Heterogeneous graph and features vector size equalization


Based on the article https://docs.dgl.ai/en/latest/guide/training-link.html, I created a simple link prediction program. Heterogeneous graph, two types of nodes (user, product).

In all DGL documentation, the characteristics are given as follows:

hetero_graph.nodes ['user']. data ['feature'] = torch.randn (n_users, n_hetero_features)
hetero_graph.nodes ['item']. data ['feature'] = torch.randn (n_items, n_hetero_features)

What should I do when the feature vector is different for the user and the product? For example, a product has 10 features (price, category, promotion) and the user has only 2 (gender, country). Of course, the data is numerical.

Can I somehow process before network training? Eg dimension reduction?

Do I have to extend or change the model? I am using the model from the DGL documentation:

class Model(nn.Module):
    def __init__(self, in_features, hidden_features, out_features):
        self.sage = SAGE(in_features, hidden_features, out_features)
        self.pred = DotProductPredictor()
    def forward(self, g, neg_g, x):
        h = self.sage(g, x)
        return self.pred(g, h), self.pred(neg_g, h)

Thanks in advance for your answer

Yes. For instance, you could project each feature into a hidden embedding with torch.nn.Embedding and sum them up before feeding into your Model.
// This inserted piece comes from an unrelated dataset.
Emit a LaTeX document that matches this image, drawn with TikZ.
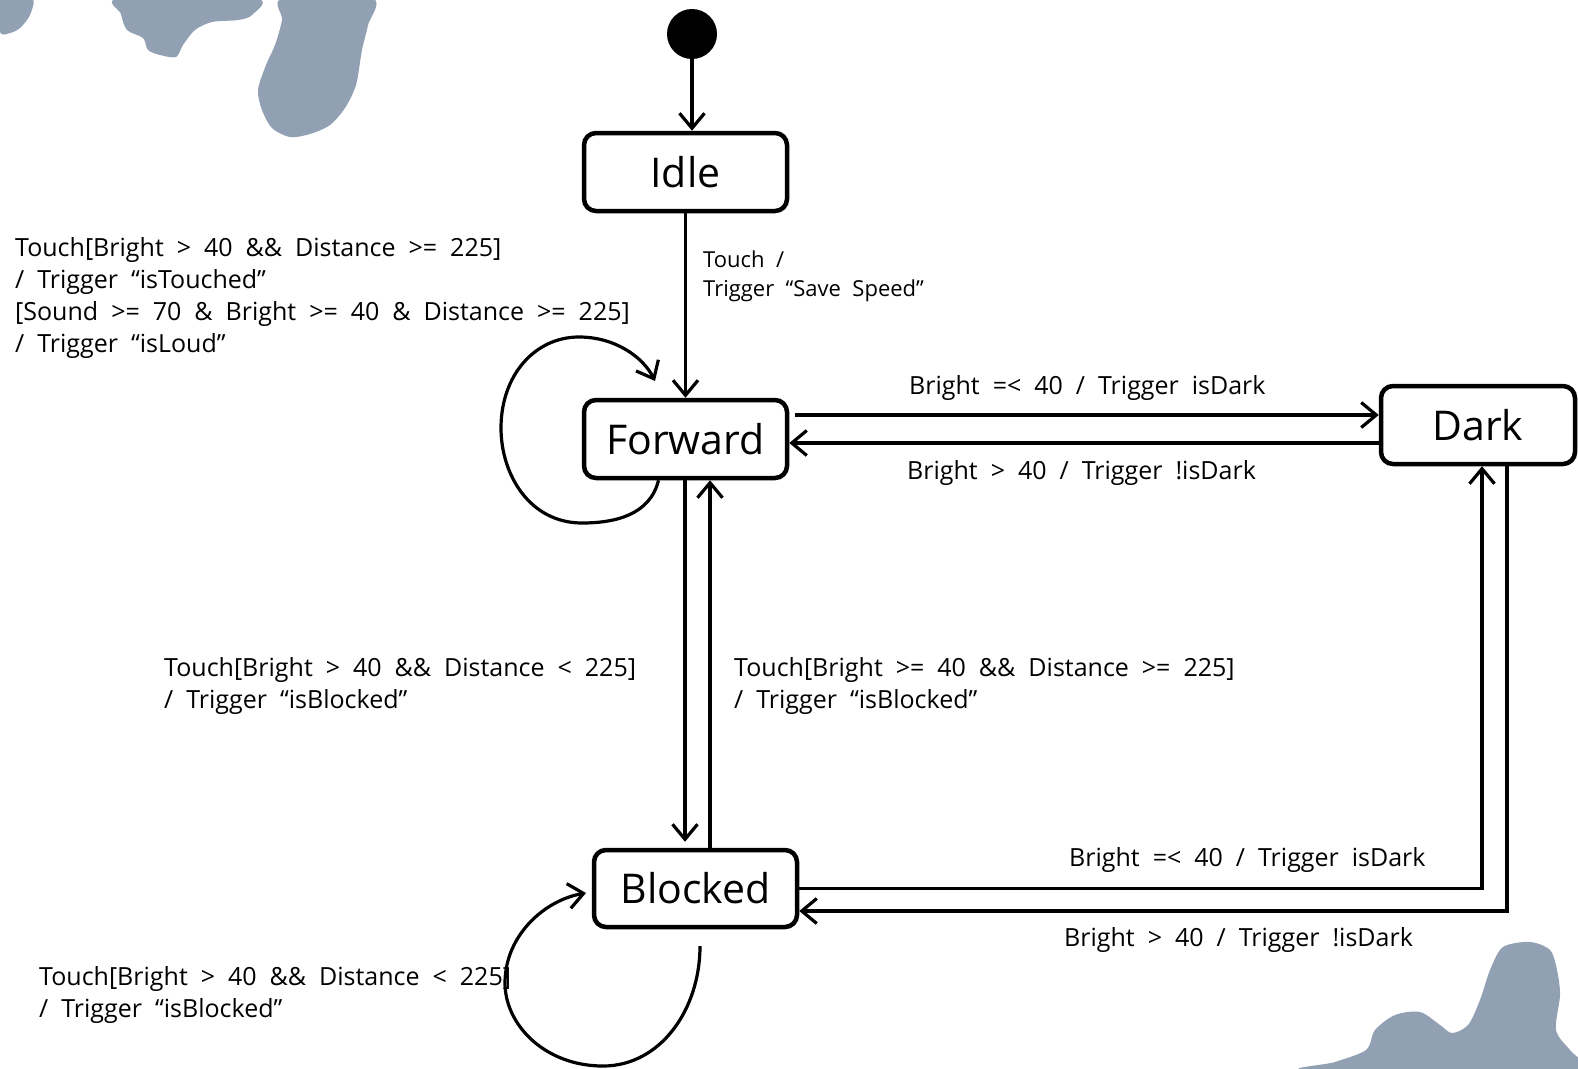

Thank you very much! I’m already starting to analyze and learn torch.nn.Embedding (maybe I’ll come back with questions).

However, I have one more question. If I create two types of users with features e.g. [0,0,0,0,0,1,1,1,1,1] and [1,1,1,1,1,0,0,0,0, 0] and two types of elements with the features [0,0,1,1] and [1,1,0,0]. Then I will create a graph with a combination of ‘user’, ‘clicked’, ‘item and’ item ‘,’ clicked-by ‘,’ user ', use torch.nn.Embedding and calculate the embedding correctly.

How do I apply PCA embedding dimensions reductions and visualize it (scatter_matrix). Can I see the appropriate distribution of users and items? For example, a user with identical features clicking on items with similar features close to each other. Is this a good way to check the code/algorithms?